If you’re considering cattle as an addition to your homestead, you’re probably well on your way to total self-sufficiency — if you’re not there already. Chickens, ducks, goats, and sheep are all good starting animals. Just like with each species, cows have their own unique needs. Being able to make sure you can care for them and legally have them are the first, and most important, steps.
Determine Your Needs
When you’re starting out, there are a few important things to consider before you add cattle. The first is understanding that cattle need more room than goats and ducks. While you won’t need 300 acres for a personal herd, you’ll need enough land for them to exercise and graze on. There is plenty of information out there on having a backyard homestead! If you plan to start off with dairy cattle, like many people do, then differentiating between dairy cattle and meat cattle needs is also important.
If you’re interested in dairy cows, usually one cow is sufficient for a family. However, it might be beneficial to the cow to have two! That’s because cows are very social animals, and they actually have best friends. As good as you are to your animals, you still won’t actually be a cow. Keeping them healthy, both physically and mentally, is an important aspect of getting the most for your money. Plus, then you can use the extra milk to trade with other homesteaders!

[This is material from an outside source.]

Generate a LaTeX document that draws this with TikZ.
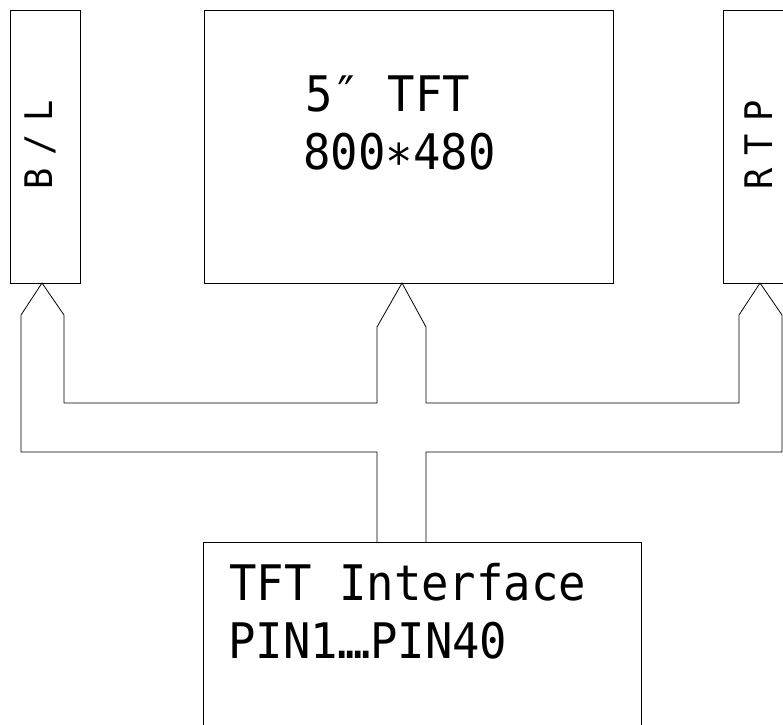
\documentclass[tikz,border=0pt]{standalone}
\usepackage{fontspec}
\newfontfamily\cadfont[FakeStretch=0.93]{DejaVu Sans Mono}
\usetikzlibrary{positioning,calc}

\newcommand{\pindots}{\makebox[8pt]{.}\makebox[8pt]{.}\makebox[8pt]{.}\makebox[8pt]{.}}

\begin{document}
\begin{tikzpicture}[x=1pt, y=-1pt, line width=0.8pt,
    box/.style={draw, rectangle, inner sep=0pt, anchor=north west},
    paneltext/.style={font=\cadfont\fontsize{49}{49}\selectfont, anchor=base west, inner sep=0pt},
    sidetext/.style={font=\cadfont\fontsize{38}{38}\selectfont, anchor=base west, inner sep=0pt, rotate=90}]
    \useasboundingbox (0,0) rectangle (783,724);
    % blocks
    \node[box, minimum width=70pt, minimum height=273pt] (bl) at (10,10) {};
    \node[box, minimum width=409pt, minimum height=273pt] (tft) at (204,10) {};
    \node[box, minimum width=100pt, minimum height=273pt] (rtp) at (723,10) {};
    \node[box, minimum width=438pt, minimum height=200pt] (iface) at (203,542) {};
    % texts
    \node[sidetext] (bltext) at (52,190) {B\kern13pt/\kern13pt L};
    \node[sidetext] (rtptext) at (772,190) {R\kern13pt T\kern13pt P};
    \node[paneltext] (size) at (305,111) {5″ TFT};
    \node[paneltext] (res) at (303,169) {800∗480};
    \node[paneltext] (ifname) at (229,600) {TFT Interface};
    \node[paneltext] (pins) at (228,658) {PIN1\pindots PIN40};
    % bus
    \coordinate (bltip) at (42,283);
    \coordinate (tfttip) at (402,283);
    \coordinate (rtptip) at (760,283);
    \coordinate (busl) at (377,542);
    \coordinate (busr) at (426,542);
    \draw (busl) -- (377,452) -- (21,452) -- (21,315) -- (bltip) -- (64,315) -- (64,403)
        -- (377,403) -- (377,327) -- (tfttip) -- (426,327) -- (426,403) -- (739,403)
        -- (739,315) -- (rtptip) -- (782,315) -- (782,452) -- (426,452) -- (busr);
\end{tikzpicture}
\end{document}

For beef bulls, you can either get them from the dairy cows, as many homesteaders do, or you can work with other homesteads to acquire them. Of course, if you’re happy with the meat you get from goats and sheep, there isn’t any reason you have to have beef. You can simply sell the bulls to others who have need of them.
There are a variety of different breeds of cows. Some are best for dairy, and some are best for meat. If you intend to have primarily dairy cows, you can still get meat as you will probably have some bulls born to your producing cows.
Some of the dairy breeds include the ever popular Jersey cow, Brown Swiss, Milking Shorthorn, Dexter and the American Milking Devon. All of these breeds produce milk at about four percent butter fat, but their output varies. The Dexter produces the least milk, at about two gallons a day. However, it is known for having good, lean beef. The Brown Swiss produces the most milk, at about nine gallons a day. Their milk is excellent for making cheese, but you may not have a need for that much milk!
The Milking Shorthorn is the largest dairy breed, produces an average of six gallons of milk a day and is excellent for both dairy and beef. It is a popular breed and relatively easy to find. However, as the largest breed, it might be a bit more difficult to manage!
If you intend to breed and sell your cattle, then the American Milking Devon is your jackpot. These cows are excellent homestead animals, are quite rare and are in high demand. Taking the time to find and breed them would certainly pay off in the long run.
If you’ve decided on your animals, you need to make sure your land will support them. Grass is necessary for optimal dairy and beef production, but you need the right amount of land and fertilizer to make sure the grass you provide is as good as it can be. You don’t want to try to feed your cattle on a poor pasture — it simply won’t be good for them.
You will probably also want to include grain in your meal plan for the animals. Not only is it vital to keep them well fed during the winter, but careful regulation of their diet is also important to prevent milk fever during calving. Typically, grain supplements and high-quality hay are the best substitutes for pastures during the winter.
As far as taking care of your herd, it’s important to understand that sometimes you will need to cull. A poor-producing animal will likely remain a poor-producing animal, while taking up the same amount of resources as a better one. It will only benefit you to either use it for meat or sell it.
Last, but certainly not least, you need to keep your cattle safe. This applies to whatever kind you have. They will need shelter and easy access to water year-round. Calves and yearlings may need additional warmth if the winter is especially hard. Proper feeding and monitoring of the animal’s diet is also important to keep them in good health.
Of course, you’ll also need good fencing! A mild electric fence is best, but you might be able to get away with a non-electric fence if yours is sturdy enough and you have a very small herd. A good fence will also help keep predators out. Cows, in particular, will need an enclosed space if you live somewhere with harsh winters. If you are unlikely to see snow and ice, then an open shelter may be sufficient.
No matter what, adding cows to your homestead is sure to be an adventure! Be prepared for the bills, commitment and infrastructure, and you and your cattle will both be very happy!